Carry none of the pictures over; write out the complete data exactly.
- - - - -
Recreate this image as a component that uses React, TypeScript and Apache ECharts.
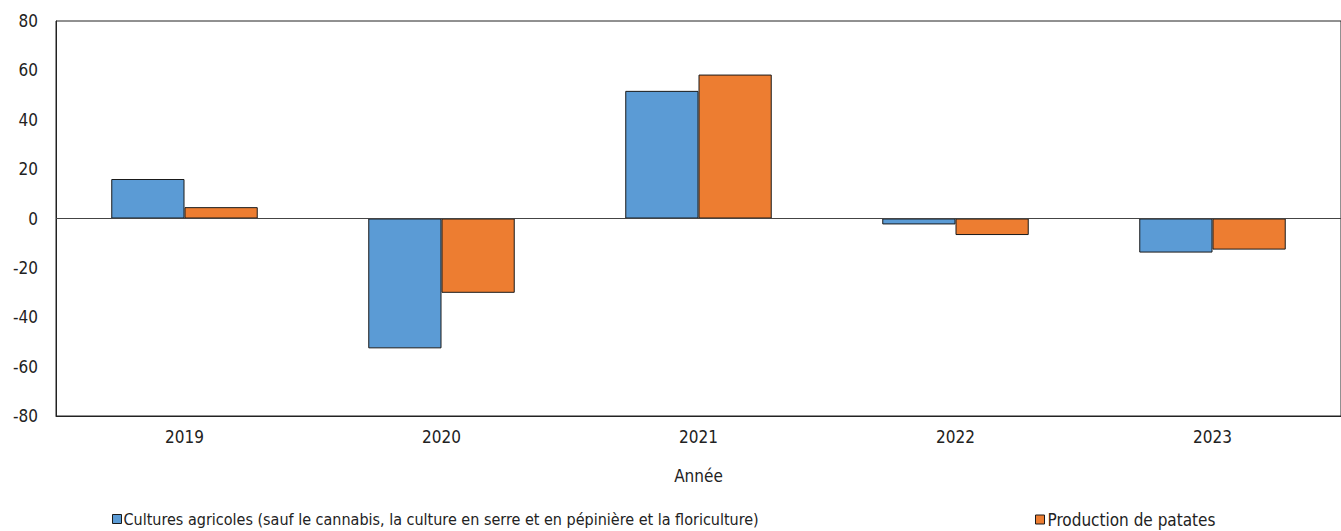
import React, { useEffect, useRef } from "react";
import * as echarts from "echarts";

const years = ["2019", "2020", "2021", "2022", "2023"];
const cultures = [16.0, -52.6, 51.7, -2.4, -13.8];
const patates = [4.6, -30.1, 58.3, -6.7, -12.6];
const nameCultures = "Cultures agricoles (sauf le cannabis, la culture en serre et en pépinière et la floriculture)";
const namePatates = "Production de patates";
const axisName = "Année";

const FONT = '"Liberation Sans Narrow", "DejaVu Sans Condensed", "Roboto Condensed", sans-serif';

export default function App() {
  const ref = useRef<HTMLDivElement>(null);
  useEffect(() => {
    document.body.style.margin = "0";
    const chart = echarts.init(ref.current!, null, { renderer: "svg" });
    chart.setOption({
      animation: false,
      textStyle: { fontFamily: FONT },
      grid: {
        left: 56,
        right: -1,
        top: 21,
        bottom: 115,
        show: true,
        borderColor: "#222",
        borderWidth: 1,
      },
      legend: [
        {
          data: [nameCultures],
          left: 107,
          top: 506,
          icon: "rect",
          itemWidth: 9,
          itemHeight: 9,
          itemStyle: { borderColor: "#1a1a1a", borderWidth: 1 },
          textStyle: { fontFamily: FONT, fontSize: 16, color: "#222", padding: [0, 0, 0, -3] },
        },
        {
          data: [namePatates],
          left: 1030,
          top: 506,
          icon: "rect",
          itemWidth: 9,
          itemHeight: 9,
          itemStyle: { borderColor: "#1a1a1a", borderWidth: 1 },
          textStyle: { fontFamily: FONT, fontSize: 17, color: "#222", padding: [0, 0, 0, -2] },
        },
      ],
      xAxis: {
        type: "category",
        data: years,
        axisLine: { onZero: false, lineStyle: { color: "#222" } },
        axisTick: { show: false },
        axisLabel: { fontFamily: FONT, fontSize: 17, color: "#222", margin: 12 },
        name: axisName,
        nameLocation: "middle",
        nameGap: 51,
        nameTextStyle: { fontFamily: FONT, fontSize: 17, color: "#222" },
      },
      yAxis: {
        type: "value",
        min: -80,
        max: 80,
        interval: 20,
        axisLine: { show: true, lineStyle: { color: "#222" } },
        axisTick: { show: false },
        splitLine: { show: false },
        axisLabel: { fontFamily: FONT, fontSize: 17, color: "#222", margin: 18 },
      },
      series: [
        {
          name: nameCultures,
          type: "bar",
          data: cultures,
          barGap: "0%",
          barCategoryGap: "43%",
          itemStyle: { color: "#5B9BD5", borderColor: "#1a1a1a", borderWidth: 1 },
          markLine: {
            silent: true,
            symbol: "none",
            label: { show: false },
            lineStyle: { color: "#444", type: "solid", width: 1 },
            data: [{ yAxis: 0 }],
          },
        },
        {
          name: namePatates,
          type: "bar",
          data: patates,
          itemStyle: { color: "#ED7D31", borderColor: "#1a1a1a", borderWidth: 1 },
        },
      ],
    });
    return () => chart.dispose();
  }, []);
  return <div ref={ref} style={{ width: 1341, height: 531 }} />;
}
- - - - -
**Solution to the exercise**
Recreate this image as a component that uses React, TypeScript and Apache ECharts.
import React, { useEffect, useRef } from "react";
import * as echarts from "echarts";

const years = ["2019", "2020", "2021", "2022", "2023"];
const cultures = [16.0, -52.6, 51.7, -2.4, -13.8];
const patates = [4.6, -30.1, 58.3, -6.7, -12.6];
const nameCultures = "Cultures agricoles (sauf le cannabis, la culture en serre et en pépinière et la floriculture)";
const namePatates = "Production de patates";
const axisName = "Année";

const FONT = '"Liberation Sans Narrow", "DejaVu Sans Condensed", "Roboto Condensed", sans-serif';

export default function App() {
  const ref = useRef<HTMLDivElement>(null);
  useEffect(() => {
    document.body.style.margin = "0";
    const chart = echarts.init(ref.current!, null, { renderer: "svg" });
    chart.setOption({
      animation: false,
      textStyle: { fontFamily: FONT },
      grid: {
        left: 56,
        right: -1,
        top: 21,
        bottom: 115,
        show: true,
        borderColor: "#222",
        borderWidth: 1,
      },
      legend: [
        {
          data: [nameCultures],
          left: 107,
          top: 506,
          icon: "rect",
          itemWidth: 9,
          itemHeight: 9,
          itemStyle: { borderColor: "#1a1a1a", borderWidth: 1 },
          textStyle: { fontFamily: FONT, fontSize: 16, color: "#222", padding: [0, 0, 0, -3] },
        },
        {
          data: [namePatates],
          left: 1030,
          top: 506,
          icon: "rect",
          itemWidth: 9,
          itemHeight: 9,
          itemStyle: { borderColor: "#1a1a1a", borderWidth: 1 },
          textStyle: { fontFamily: FONT, fontSize: 17, color: "#222", padding: [0, 0, 0, -2] },
        },
      ],
      xAxis: {
        type: "category",
        data: years,
        axisLine: { onZero: false, lineStyle: { color: "#222" } },
        axisTick: { show: false },
        axisLabel: { fontFamily: FONT, fontSize: 17, color: "#222", margin: 12 },
        name: axisName,
        nameLocation: "middle",
        nameGap: 51,
        nameTextStyle: { fontFamily: FONT, fontSize: 17, color: "#222" },
      },
      yAxis: {
        type: "value",
        min: -80,
        max: 80,
        interval: 20,
        axisLine: { show: true, lineStyle: { color: "#222" } },
        axisTick: { show: false },
        splitLine: { show: false },
        axisLabel: { fontFamily: FONT, fontSize: 17, color: "#222", margin: 18 },
      },
      series: [
        {
          name: nameCultures,
          type: "bar",
          data: cultures,
          barGap: "0%",
          barCategoryGap: "43%",
          itemStyle: { color: "#5B9BD5", borderColor: "#1a1a1a", borderWidth: 1 },
          markLine: {
            silent: true,
            symbol: "none",
            label: { show: false },
            lineStyle: { color: "#444", type: "solid", width: 1 },
            data: [{ yAxis: 0 }],
          },
        },
        {
          name: namePatates,
          type: "bar",
          data: patates,
          itemStyle: { color: "#ED7D31", borderColor: "#1a1a1a", borderWidth: 1 },
        },
      ],
    });
    return () => chart.dispose();
  }, []);
  return <div ref={ref} style={{ width: 1341, height: 531 }} />;
}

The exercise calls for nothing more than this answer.